TodaysVerse.net
And, having made peace through the blood of his cross, by him to reconcile all things unto himself; by him, I say, whether they be things in earth, or things in heaven.
King James Version

Meaning

The apostle Paul wrote his letter to the Colossians around AD 60 to a young church in what is now western Turkey. This verse is part of what scholars believe was an early Christian hymn — one of the most sweeping theological statements in the New Testament. Paul declares that through Jesus, God is reconciling "all things" to himself — not just individual human souls, but everything in creation that was fractured by sin and separation. The word "reconcile" was used in the ancient world to describe the restoration of a broken relationship. The instrument of this cosmic restoration is specific and visceral: the blood of Christ shed on the cross. God is not simply forgiving people quietly — he is putting the entire universe back together through the death of his Son.

Prayer

Jesus, thank you that the cross was not just about my sin but about the healing of everything. Help me live like someone who actually believes restoration is possible — in my own heart, in my relationships, and in the broken world around me. Make me a willing, small part of your great work of reconciliation. Amen.

Reflection

The scope of this verse is almost too large to hold in your hands. "All things" — not just the people sitting in the right pews, not just the ones who prayed the right prayer on the right night. All things: the shattered ecosystems, the families broken beyond what anyone thought could be fixed, the nations grinding against each other, the grief sitting in your chest right now that you can't quite name or locate. Paul says the cross reaches all of it. And the mechanism is staggering — peace made not through a diplomatic agreement or a theological formula, but through blood. The actual death of God's own Son. This changes what you are living inside of on an ordinary Thursday. If God is reconciling all things — if restoration is his grand, ongoing project and not an afterthought — then every repaired relationship, every act of healing pulled from wreckage, every moment of beauty in a broken place is participating in something cosmic. You are not holding together a small, forgettable life in an indifferent universe. You are living inside the largest story ever told, and its ending is peace. Not sentimentality. Not wishful thinking. The most serious, hard-won hope you've ever been invited to carry.

Discussion Questions

1

What does the word "reconcile" actually mean, and what does its use here tell us about the nature of the relationship between God and creation that needed to be restored in the first place?

2

When you think about what God is in the process of "putting back together," what comes to your mind first — your personal struggles, broken relationships, society, the natural world?
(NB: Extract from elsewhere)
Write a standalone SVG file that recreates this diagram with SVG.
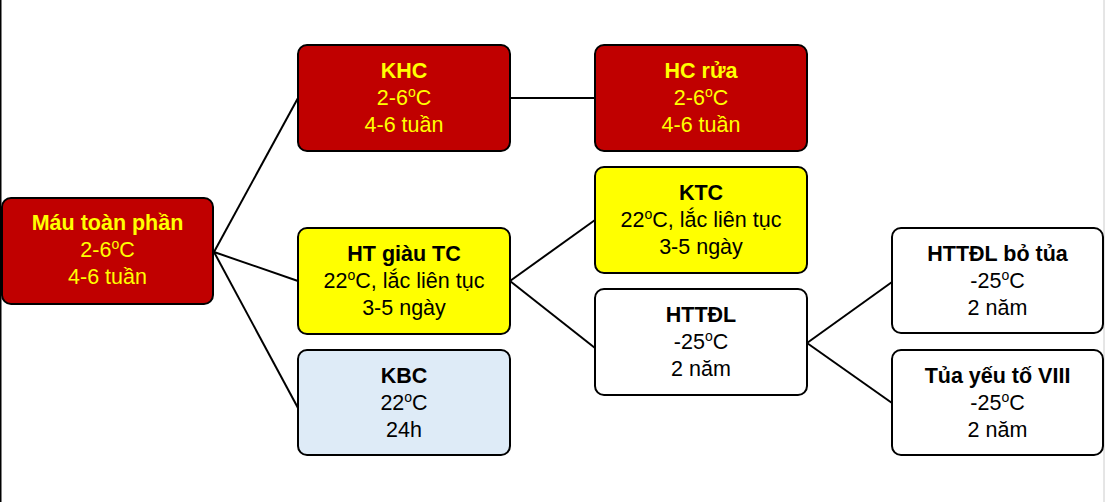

What does that reveal about where your attention tends to live?

3

Paul says "all things" are being reconciled through Christ. Does that mean every person and every thing will ultimately be restored to God? What are the honest limits and possibilities of that phrase, and why does it matter?

4

How does genuinely believing that God is reconciling "all things" change how you see and treat people who seem very far from God right now — in your family, your workplace, your neighborhood?

5

What is one broken thing in your life or your community that you could take a small, concrete step toward restoring this week — as a tiny act within God's larger story of reconciliation?